Given material.

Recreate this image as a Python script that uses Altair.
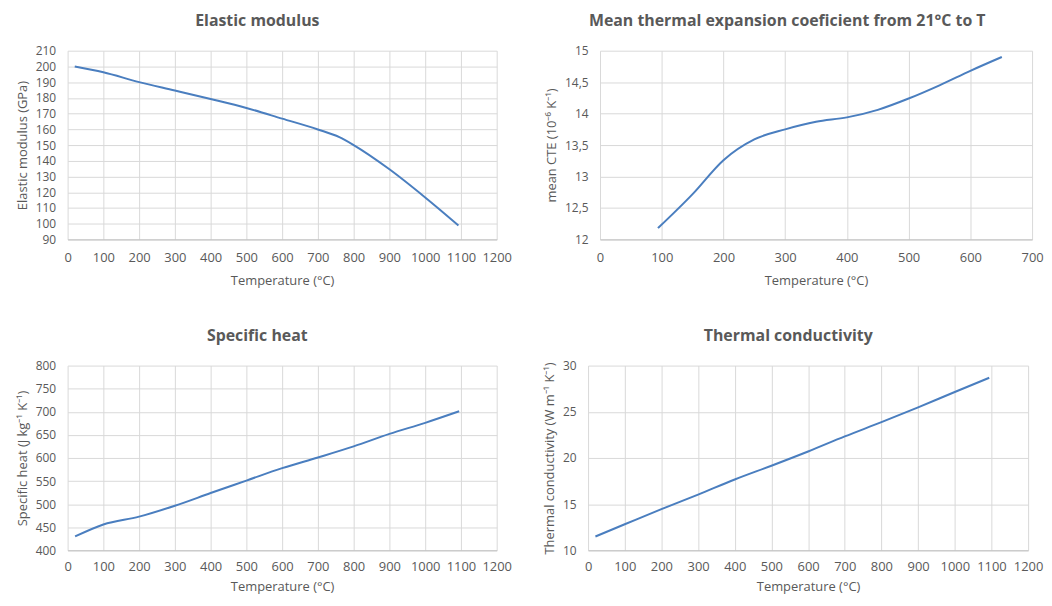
import altair as alt
import pandas as pd

# Elastic modulus
em_T = [20, 100, 200, 300, 400, 500, 600, 700, 760, 800, 900, 1000, 1093]
em_E = [200, 196.3, 190, 184.7, 179.3, 173.6, 166.8, 159.9, 155, 150, 134.6, 116.7, 98.9]

# Mean CTE
cte_T = [94, 150, 200, 250, 300, 350, 400, 450, 500, 550, 600, 651]
cte_V = [12.18, 12.72, 13.26, 13.59, 13.75, 13.87, 13.94, 14.06, 14.24, 14.45, 14.68, 14.9]

# Specific heat
sh_T = [21, 100, 200, 300, 400, 500, 600, 700, 800, 900, 1000, 1095]
sh_V = [430, 456, 473, 496.5, 524, 551, 578, 601, 625, 652, 676, 701]

# Thermal conductivity
tc_T = [20, 100, 200, 300, 400, 500, 600, 700, 800, 900, 1000, 1094]
tc_V = [11.5, 12.82, 14.46, 16.03, 17.67, 19.16, 20.7, 22.33, 23.87, 25.47, 27.14, 28.68]

LINE = "#4a7ebf"
TXT = "#595959"
FONT = "Open Sans"


def panel(T, V, title, ytitle, xmax, xstep, ymin, ymax, ystep, w, h, tdx,
          lpad=12, tpad=10, label_expr=None):
    df = pd.DataFrame({"T": T, "V": V})
    yaxis = dict(values=[round(ymin + i * ystep, 4) for i in range(int(round((ymax - ymin) / ystep)) + 1)],
                 title=ytitle)
    if label_expr:
        yaxis["labelExpr"] = label_expr
    else:
        yaxis["format"] = "d"
    return alt.Chart(df, title=alt.Title(title, dx=tdx)).mark_line(
        color=LINE, strokeWidth=2, interpolate="monotone"
    ).encode(
        x=alt.X("T:Q", scale=alt.Scale(domain=[0, xmax], nice=False),
                axis=alt.Axis(values=list(range(0, xmax + 1, xstep)), format="d",
                              title="Temperature (°C)", labelPadding=lpad, titlePadding=tpad)),
        y=alt.Y("V:Q", scale=alt.Scale(domain=[ymin, ymax], nice=False, zero=False),
                axis=alt.Axis(**yaxis)),
    ).properties(width=w, height=h)


p1 = panel(em_T, em_E, "Elastic modulus", "Elastic modulus (GPa)", 1200, 100, 90, 210, 10, 432, 190, -25)
p2 = panel(cte_T, cte_V, "Mean thermal expansion coeficient from 21°C to T", "mean CTE (10⁻⁶ K⁻¹)",
           700, 100, 12, 15, 0.5, 435, 190, -29,
           label_expr="replace(format(datum.value, '~g'), '.', ',')")
p3 = panel(sh_T, sh_V, "Specific heat", "Specific heat (J kg⁻¹ K⁻¹)", 1200, 100, 400, 800, 50,
           432, 186, -25, lpad=10, tpad=7)
p4 = panel(tc_T, tc_V, "Thermal conductivity", "Thermal conductivity (W m⁻¹ K⁻¹)", 1200, 100, 10, 30, 5,
           443, 186, -20, lpad=10, tpad=7)

row1 = alt.hconcat(p1, p2, spacing=34)
row2 = alt.hconcat(p3, p4, spacing=32)
chart = alt.vconcat(row1, row2, spacing=41).properties(
    padding={"left": 8, "top": 3, "right": 0, "bottom": 0}
).configure_view(stroke=None).configure_axis(
    labelFont=FONT, titleFont=FONT, labelColor=TXT, titleColor=TXT,
    labelFontSize=13, titleFontSize=13, titleFontWeight="normal",
    gridColor="#d9d9d9", domain=False, ticks=False,
    labelOverlap=False, labelFlush=False,
).configure_axisX(
    domain=True, domainColor="#bfbfbf",
).configure_axisY(
    labelFontSize=12, labelPadding=12, titlePadding=6,
).configure_title(
    font=FONT, fontSize=16, fontWeight="bold", color=TXT, offset=16, anchor="middle",
)

chart.save("out.html", embed_options={"renderer": "svg", "actions": False})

Task prompt.
Print the whole listing above once more, word for word, without its pictures.

Answer in full.
Recreate this image as a Python script that uses Altair.
import altair as alt
import pandas as pd

# Elastic modulus
em_T = [20, 100, 200, 300, 400, 500, 600, 700, 760, 800, 900, 1000, 1093]
em_E = [200, 196.3, 190, 184.7, 179.3, 173.6, 166.8, 159.9, 155, 150, 134.6, 116.7, 98.9]

# Mean CTE
cte_T = [94, 150, 200, 250, 300, 350, 400, 450, 500, 550, 600, 651]
cte_V = [12.18, 12.72, 13.26, 13.59, 13.75, 13.87, 13.94, 14.06, 14.24, 14.45, 14.68, 14.9]

# Specific heat
sh_T = [21, 100, 200, 300, 400, 500, 600, 700, 800, 900, 1000, 1095]
sh_V = [430, 456, 473, 496.5, 524, 551, 578, 601, 625, 652, 676, 701]

# Thermal conductivity
tc_T = [20, 100, 200, 300, 400, 500, 600, 700, 800, 900, 1000, 1094]
tc_V = [11.5, 12.82, 14.46, 16.03, 17.67, 19.16, 20.7, 22.33, 23.87, 25.47, 27.14, 28.68]

LINE = "#4a7ebf"
TXT = "#595959"
FONT = "Open Sans"


def panel(T, V, title, ytitle, xmax, xstep, ymin, ymax, ystep, w, h, tdx,
          lpad=12, tpad=10, label_expr=None):
    df = pd.DataFrame({"T": T, "V": V})
    yaxis = dict(values=[round(ymin + i * ystep, 4) for i in range(int(round((ymax - ymin) / ystep)) + 1)],
                 title=ytitle)
    if label_expr:
        yaxis["labelExpr"] = label_expr
    else:
        yaxis["format"] = "d"
    return alt.Chart(df, title=alt.Title(title, dx=tdx)).mark_line(
        color=LINE, strokeWidth=2, interpolate="monotone"
    ).encode(
        x=alt.X("T:Q", scale=alt.Scale(domain=[0, xmax], nice=False),
                axis=alt.Axis(values=list(range(0, xmax + 1, xstep)), format="d",
                              title="Temperature (°C)", labelPadding=lpad, titlePadding=tpad)),
        y=alt.Y("V:Q", scale=alt.Scale(domain=[ymin, ymax], nice=False, zero=False),
                axis=alt.Axis(**yaxis)),
    ).properties(width=w, height=h)


p1 = panel(em_T, em_E, "Elastic modulus", "Elastic modulus (GPa)", 1200, 100, 90, 210, 10, 432, 190, -25)
p2 = panel(cte_T, cte_V, "Mean thermal expansion coeficient from 21°C to T", "mean CTE (10⁻⁶ K⁻¹)",
           700, 100, 12, 15, 0.5, 435, 190, -29,
           label_expr="replace(format(datum.value, '~g'), '.', ',')")
p3 = panel(sh_T, sh_V, "Specific heat", "Specific heat (J kg⁻¹ K⁻¹)", 1200, 100, 400, 800, 50,
           432, 186, -25, lpad=10, tpad=7)
p4 = panel(tc_T, tc_V, "Thermal conductivity", "Thermal conductivity (W m⁻¹ K⁻¹)", 1200, 100, 10, 30, 5,
           443, 186, -20, lpad=10, tpad=7)

row1 = alt.hconcat(p1, p2, spacing=34)
row2 = alt.hconcat(p3, p4, spacing=32)
chart = alt.vconcat(row1, row2, spacing=41).properties(
    padding={"left": 8, "top": 3, "right": 0, "bottom": 0}
).configure_view(stroke=None).configure_axis(
    labelFont=FONT, titleFont=FONT, labelColor=TXT, titleColor=TXT,
    labelFontSize=13, titleFontSize=13, titleFontWeight="normal",
    gridColor="#d9d9d9", domain=False, ticks=False,
    labelOverlap=False, labelFlush=False,
).configure_axisX(
    domain=True, domainColor="#bfbfbf",
).configure_axisY(
    labelFontSize=12, labelPadding=12, titlePadding=6,
).configure_title(
    font=FONT, fontSize=16, fontWeight="bold", color=TXT, offset=16, anchor="middle",
)

chart.save("out.html", embed_options={"renderer": "svg", "actions": False})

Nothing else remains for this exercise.